Sunday, July 9, 2006

A bankruptcy trustee for a carnival company whose owners received a pardon from President Clinton is seeking to garnish the bank accounts of Mr. Clinton’s brother-in-law to recoup more than $100,000 in loans.

Anthony D. Rodham, one of Sen. Hillary Rodham Clinton’s two brothers, got the loans from United Shows of America Inc. after its owners obtained the presidential pardon in March 2000 over the objections of the Justice Department.

Michael E. Collins, trustee for United Shows, filed papers in Alexandria bankruptcy court seeking the return of $107,000 plus $46,034 in interest from Mr. Rodham, 51, for the loans he received from the carnival company, which went bankrupt in 2002.

Mr. Rodham “received the benefit of the loans without making any repayment,” reads a related document filed last year in bankruptcy court in Nashville, Tenn.

United Shows’ owners, Edgar Gregory Jr. and his wife, Vonna Jo Gregory, were convicted of bank fraud in 1982 on charges of illegally giving loans to friends. Mr. Gregory died in 2004, within four years of the presidential pardons.

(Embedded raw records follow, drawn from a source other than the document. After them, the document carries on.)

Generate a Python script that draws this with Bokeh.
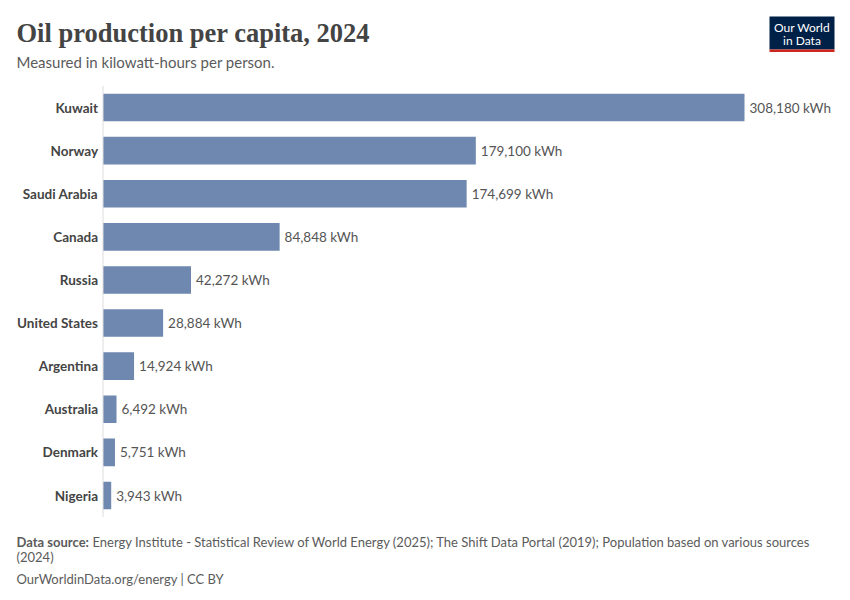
from bokeh.plotting import figure
from bokeh.models import ColumnDataSource, Range1d, Label, BoxAnnotation
from bokeh.core.properties import value
from bokeh.embed import file_html
from bokeh.resources import INLINE

countries = ["Kuwait", "Norway", "Saudi Arabia", "Canada", "Russia",
             "United States", "Argentina", "Australia", "Denmark", "Nigeria"]
values = [308180, 179100, 174699, 84848, 42272, 28884, 14924, 6492, 5751, 3943]
unit = "kWh"

W, H = 840, 592
# pixel layout of the plotting area (figure coordinates)
x0_px, xmax_px = 102.5, 744       # x of value 0 and of the largest value
row0_px, rowN_px = 107, 495       # centres of first and last rows

px_per_x = (xmax_px - x0_px) / max(values)
px_per_row = (rowN_px - row0_px) / (len(countries) - 1)

x_range = Range1d(-x0_px / px_per_x, (W - x0_px) / px_per_x)
y_range = Range1d((len(countries) - 1) + (H - rowN_px) / px_per_row, -row0_px / px_per_row)

src = ColumnDataSource(dict(
    idx=list(range(len(countries))),
    country=countries,
    value=values,
    label=[f"{v:,} {unit}" for v in values],
))

p = figure(width=W, height=H, x_range=x_range, y_range=y_range,
           x_axis_location=None, y_axis_location=None, min_border=0,
           toolbar_location=None, output_backend="svg", outline_line_color=None)
p.grid.visible = False
p.background_fill_color = "white"
p.border_fill_color = "white"

p.hbar(y="idx", left=0, right="value", height=0.64, source=src,
       fill_color="#6e88b0", line_color=None)

# axis line
p.segment(x0=0, x1=0, y0=-0.5, y1=len(countries) - 0.5, line_color="#dddddd", line_width=1)

p.text(x=0, y="idx", text="country", source=src, x_offset=-5,
       text_align="right", text_baseline="middle",
       text_font=value("Lato"), text_font_style="bold", text_font_size="13.5px",
       text_color="#444444")
p.text(x="value", y="idx", text="label", source=src, x_offset=5,
       text_align="left", text_baseline="middle",
       text_font=value("Lato"), text_font_size="13.5px", text_color="#555555")

def sx(px):
    return px

def sy(py):
    return H - py

def add_label(text, x, y, size, color, font="Lato", style="normal", align="left", baseline="middle"):
    p.add_layout(Label(x=sx(x), y=sy(y), x_units="screen", y_units="screen", text=text,
                       text_font=font, text_font_size=size, text_font_style=style,
                       text_color=color, text_align=align, text_baseline=baseline))

add_label("Oil production per capita, 2024", 16, 32, "26.5px", "#444444",
          font="Liberation Serif", style="bold")
add_label("Measured in kilowatt-hours per person.", 16, 61, "15px", "#5b5b5b")

# logo
p.add_layout(BoxAnnotation(left=sx(769), right=sx(834), top=sy(16), bottom=sy(49),
                           left_units="screen", right_units="screen",
                           top_units="screen", bottom_units="screen",
                           fill_color="#002147", fill_alpha=1, line_color=None))
p.add_layout(BoxAnnotation(left=sx(769), right=sx(834), top=sy(49), bottom=sy(51.5),
                           left_units="screen", right_units="screen",
                           top_units="screen", bottom_units="screen",
                           fill_color="#ce261e", fill_alpha=1, line_color=None))
add_label("Our World", 801.5, 26.5, "12px", "white", align="center")
add_label("in Data", 801.5, 39.5, "12px", "white", align="center")

# footer
add_label("Data source:", 16, 541, "13px", "#5b5b5b", style="bold")
add_label("Energy Institute - Statistical Review of World Energy (2025); The Shift Data Portal (2019); Population based on various sources",
          92, 541, "13px", "#5b5b5b")
add_label("(2024)", 16, 556, "13px", "#5b5b5b")
add_label("OurWorldinData.org/energy | CC BY", 16, 578, "13px", "#5b5b5b")

open("out.html", "w").write(file_html(p, INLINE))
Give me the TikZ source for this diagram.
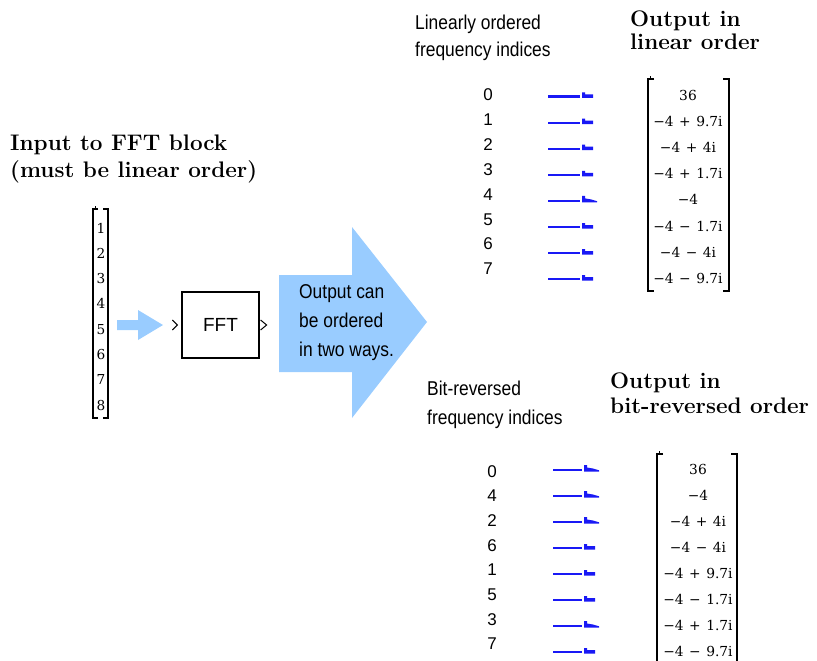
\documentclass[tikz,border=0pt]{standalone}
\usepackage{fontspec}
\newfontfamily\libsans{Liberation Sans}
\newfontfamily\dvserif{DejaVu Serif}
\newfontfamily\dvserifw{DejaVu Serif}[WordSpace=1.25]
\definecolor{arrowblue}{RGB}{153,204,255}
\definecolor{lineblue}{RGB}{25,25,245}
\newcommand\cnd[1]{\scalebox{0.87}[1]{#1}}
\begin{document}
\begin{tikzpicture}[x=1pt,y=-1pt,
  titletext/.style={anchor=base west, inner sep=0, font=\fontsize{22.5}{26}\selectfont\bfseries},
  condtext/.style={anchor=base west, inner sep=0, font=\libsans\fontsize{20}{24}\selectfont},
  idxtext/.style={inner sep=0, text height=12pt, text depth=0pt, font=\libsans\fontsize{17}{20}\selectfont},
  vectext/.style={inner sep=0, text height=10pt, text depth=0pt, font=\dvserif\fontsize{13.7}{16}\selectfont},
  mattext/.style={inner sep=0, text height=10pt, text depth=0pt, font=\dvserifw\fontsize{13.8}{16}\selectfont},
  bracket/.style={line width=1.8pt},
  blueline/.style={draw=lineblue, line width=2.2pt},
  port/.style={line width=1pt},
  fatarrow/.style={fill=arrowblue}
]
\useasboundingbox (0,0) rectangle (817,661);

% ---- input side ----
\node[titletext] (t1) at (10,150) {Input to FFT block};
\node[titletext] (t2) at (10,177) {(must be linear order)};

\draw[bracket] (98,209) -- (93,209) -- (93,418) -- (98,418);
\draw[bracket] (103,209) -- (108,209) -- (108,418) -- (103,418);
\draw[line width=1pt] (95,209) -- (95,206);
\foreach \v [count=\i from 0] in {1,2,3,4,5,6,7,8}
  \node[vectext] (v\i) at (101,228+25.3*\i) {\v};

\fill[fatarrow] (117,320) -- (138,320) -- (138,310) -- (163,325) -- (138,340) -- (138,330) -- (117,330) -- cycle;

\node[draw, line width=1.2pt, minimum width=77pt, minimum height=66pt, inner sep=0,
      font=\libsans\fontsize{19}{22}\selectfont] (fft) at (220.5,325) {FFT};
\draw[port] ([xshift=-9pt,yshift=5pt]fft.west) -- ([xshift=-4pt]fft.west) -- ([xshift=-9pt,yshift=-5pt]fft.west);
\draw[port] ([xshift=1pt,yshift=5pt]fft.east) -- ([xshift=7pt]fft.east) -- ([xshift=1pt,yshift=-5pt]fft.east);

% ---- big arrow ----
\fill[fatarrow] (279,275) -- (352,275) -- (352,227) -- (427,322) -- (352,418) -- (352,372) -- (279,372) -- cycle;
\node[condtext] (a1) at (299,298) {\cnd{Output can}};
\node[condtext] (a2) at (299,327) {\cnd{be ordered}};
\node[condtext] (a3) at (299,356) {\cnd{in two ways.}};

% ---- linear order ----
\node[condtext] (l1) at (415,30) {\cnd{Linearly ordered}};
\node[condtext] (l2) at (415,57) {\cnd{frequency indices}};
\node[titletext] (o1) at (630,27) {Output in};
\node[titletext] (o2) at (630,50) {linear order};

\foreach \lab/\val [count=\i from 0] in {0/36,1/−4 + 9.7i,2/−4 + 4i,3/−4 + 1.7i,4/−4,5/−4 − 1.7i,6/−4 − 4i,7/−4 − 9.7i}{
  \node[idxtext] (ui\i) at (488,94.5+24.9*\i) {\lab};
  \node[mattext] (um\i) at (688,95.5+26.1*\i) {\val};
  \draw[blueline] (548,96.5+26.1*\i) -- (580,96.5+26.1*\i);
}
\foreach \i in {0,1,2,3,5,6,7}
  \fill[lineblue] (582,96.5+26.1*\i-4) -- (585,96.5+26.1*\i-4) -- (585,96.5+26.1*\i-2) -- (593,96.5+26.1*\i-2) -- (593,96.5+26.1*\i+1.5) -- (582,96.5+26.1*\i+1.5) -- cycle;
\foreach \i in {4}
  \fill[lineblue] (582,96.5+26.1*\i-5) -- (585,96.5+26.1*\i-5) -- (585,96.5+26.1*\i-2.5) -- (591,96.5+26.1*\i-1.5) -- (597,96.5+26.1*\i+0.3) -- (597,96.5+26.1*\i+1.5) -- (582,96.5+26.1*\i+1.5) -- cycle;

\draw[bracket] (654,79) -- (648,79) -- (648,291) -- (654,291);
\draw[bracket] (723,79) -- (729,79) -- (729,291) -- (723,291);
\draw[line width=1pt] (650,79) -- (650,76);

% ---- bit-reversed order ----
\node[condtext] (b1) at (427,395) {\cnd{Bit-reversed}};
\node[condtext] (b2) at (427,424) {\cnd{frequency indices}};
\node[titletext] (p1) at (610,388) {Output in};
\node[titletext] (p2) at (610,413) {bit-reversed order};

\foreach \lab/\val [count=\i from 0] in {0/36,4/−4,2/−4 + 4i,6/−4 − 4i,1/−4 + 9.7i,5/−4 − 1.7i,3/−4 + 1.7i,7/−4 − 9.7i}{
  \node[idxtext] (bi\i) at (492,471+24.7*\i) {\lab};
  \node[mattext] (bm\i) at (698,469+26*\i) {\val};
  \draw[blueline] (553,470+26*\i) -- (582,470+26*\i);
}
\foreach \i in {3,4,5,7}
  \fill[lineblue] (584,470+26*\i-4) -- (587,470+26*\i-4) -- (587,470+26*\i-2) -- (595,470+26*\i-2) -- (595,470+26*\i+1.5) -- (584,470+26*\i+1.5) -- cycle;
\foreach \i in {0,1,2,6}
  \fill[lineblue] (584,470+26*\i-5) -- (587,470+26*\i-5) -- (587,470+26*\i-2.5) -- (593,470+26*\i-1.5) -- (599,470+26*\i+0.3) -- (599,470+26*\i+1.5) -- (584,470+26*\i+1.5) -- cycle;

\draw[bracket] (663,454) -- (657,454) -- (657,668);
\draw[bracket] (731,454) -- (737,454) -- (737,668);
\draw[line width=1pt] (659,454) -- (659,451);
\end{tikzpicture}
\end{document}
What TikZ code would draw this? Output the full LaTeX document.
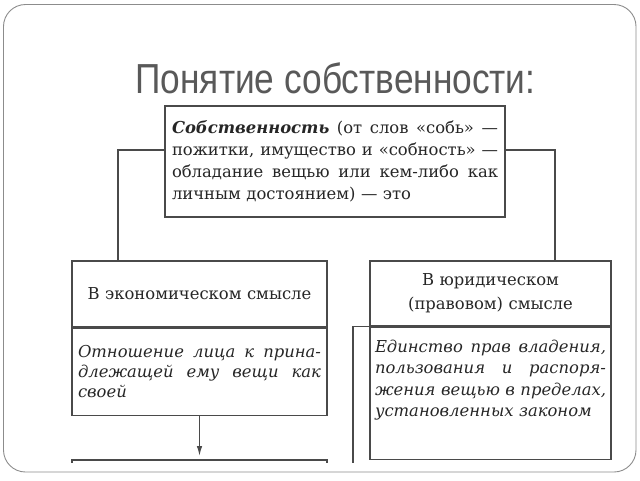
\documentclass[tikz,border=0pt]{standalone}
\usepackage{fontspec}
\setmainfont{DejaVu Serif}
\newfontfamily\titlefont{Liberation Sans}
\usetikzlibrary{positioning,arrows.meta}

\definecolor{linegray}{HTML}{4A4A4A}
\definecolor{framegray}{HTML}{8C8C8C}
\definecolor{titlegray}{HTML}{595959}
\definecolor{inkgray}{HTML}{262626}

% one justified line of a box text
\newcommand{\jline}[1]{\hbox to\hsize{\spaceskip=0pt\xspaceskip=0pt #1}}

\begin{document}
\begin{tikzpicture}[x=1pt,y=-1pt,
	box/.style={draw=linegray, line width=1.2pt, rectangle, inner sep=0pt, text=inkgray,
		font=\fontsize{16.4}{22}\selectfont},
	conn/.style={draw=linegray, line width=1.2pt}]
	\useasboundingbox (0,0) rectangle (640,480);
	\draw[framegray, line width=0.9pt, rounded corners=22pt] (3.5,4.5) rectangle (636,472);
	\node[anchor=base, text=titlegray, font=\titlefont\fontsize{42}{42}\selectfont] (title) at (335.5,93)
		{\scalebox{0.84}[1]{Понятие собственности:}};
	% definition
	\node[box, minimum width=340, minimum height=111, text width=326, align=left] (def) at (335,161.5)
		{\jline{\textbf{\textit{Собственность}} (от слов «собь» —}
		 \jline{пожитки, имущество и «собность» —}
		 \jline{обладание вещью или кем-либо как}
		 \hbox{личным достоянием) — это}};
	% economic sense
	\node[box, minimum width=255, minimum height=66, text width=255, align=center] (econ) at (199.5,294)
		{В экономическом смысле};
	\node[box, below=0pt of econ, minimum width=255, minimum height=87, text width=243, align=left,
		font=\fontsize{16.4}{20}\selectfont\itshape] (econdef)
		{\jline{Отношение лица к прина-}
		 \jline{длежащей ему вещи как}
		 \hbox{своей}};
	% legal sense
	\node[box, minimum width=241, minimum height=65, text width=241, align=center,
		font=\fontsize{16.4}{24}\selectfont] (jur) at (490.5,293.5)
		{В юридическом\\(правовом) смысле};
	\node[box, below=0pt of jur, minimum width=241, minimum height=132] (jurdef) {};
	\node[anchor=north, inner sep=0pt, text width=231, align=left, text=inkgray,
		font=\fontsize{16.4}{21.5}\selectfont\itshape] (jurtext) at ([yshift=-13pt]jurdef.north)
		{\jline{Единство прав владения,}
		 \jline{пользования и распоря-}
		 \jline{жения вещью в пределах,}
		 \hbox{установленных законом}};
	% connectors
	\draw[conn] ([yshift=11.5pt]def.west) -| ([xshift=-81.5pt]econ.north);
	\draw[conn] ([yshift=11.5pt]def.east) -| ([xshift=64.5pt]jur.north);
	\coordinate (nexttop) at (199.5,456);
	\draw[conn, -{Latex[length=10pt,width=5.5pt]}] (econdef.south) -- (nexttop);
	\draw[conn] (72,462.5) |- (327,460) -- (327,462.5);
	\coordinate (jurside) at (353,462.5);
	\draw[conn] (jurdef.north west) -| (jurside);
\end{tikzpicture}
\end{document}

At the time Mr. Clinton pardoned the Gregorys, Mr. Rodham reportedly said he worked for Tennessee-based United Shows as a consultant and denied taking money to lobby for presidential favors.

Mr. Collins, in his June 26 bankruptcy filing, said each of 16 checks from United Shows written to Mr. Rodham had a note at the bottom indicating the payments were loans.

Mr. Rodham, known as Tony and a resident of Vienna, Va., did not return several calls seeking comment.

His being named in the bankruptcy case is the latest distraction to Mrs. Clinton’s political aspirations caused by her two younger brothers. Mrs. Clinton, a Democrat, is seeking re-election in November to her Senate seat from New York and is weighing a presidential bid in 2008.

Mr. Rodham got into a brawl in August 2001 at the Rodham family’s summer cottage in Pennsylvania with a man who said he caught Mr. Rodham having sex with the man’s girlfriend.

Mrs. Clinton’s other brother, Hugh E. Rodham Jr., intervened in that fight. Hugh Rodham, 56, also came under scrutiny for his role in Mr. Clinton’s pardons. An attorney, he returned about $400,000 he received for lobbying for a presidential pardon and prison commutation for two clients.

Both brothers were criticized in 1993 when they sought corporate contributions to pay for festivities surrounding their brother-in-law’s first inauguration.

Neither Mrs. Clinton nor the former president returned messages seeking comment on the new court filing.

According to bankruptcy court records, Tony Rodham began to receive the loan checks on May 10, 2000. The final loan of $2,500 was made on Feb. 12, 2002, about six months before United Shows filed for bankruptcy protection.

Mr. Collins won a default judgment in the Tennessee court against Mr. Rodham because Mrs. Clinton’s brother filed no legal papers to contest the matter, records show.

Mr. Collins said the recent filing in Alexandria begins the process of determining Mr. Rodham’s assets, placing liens and garnishing wages.

“The default judgment is only as good as your ability to collect on it,” he said.

United Shows also placed a judgment lien certificate against Mr. Rodham in the District, according to records in the D.C. office of the Recorder of Deeds.

If a lien on his property is enforced, creditors eventually could force a sale.

The House Government Reform Committee criticized Mr. Rodham in a 2002 report on President Clinton’s pardons. The report said he lobbied for pardons for Mr. Gregory and his wife while receiving $244,769 in salary and $79,000 in loans from the couple since 1997.

The committee report found the loans to Mr. Rodham were consolidated into a $72,000 promissory note due in December 2001.

However, there is “no evidence that Rodham has repaid this loan, and the Gregorys’ attorney informed committee staff that he believes that Rodham has not repaid the loan,” the committee report stated.

The Gregorys had sought pardons because they thought their criminal records would disqualify them from winning state carnival contracts, according to the report. The committee found that the Gregorys asked Mr. Rodham at a party in late 1999 or early 2000 for help in winning approval for their pardon applications.

“According to Edgar Gregory, Rodham gave them the impression that he could not help much with their pardon petition but that ‘if he could do anything, he would,’ ” the report said.

The committee also found Mr. Gregory had no documentation showing what kind of work Mr. Rodham performed for United Shows.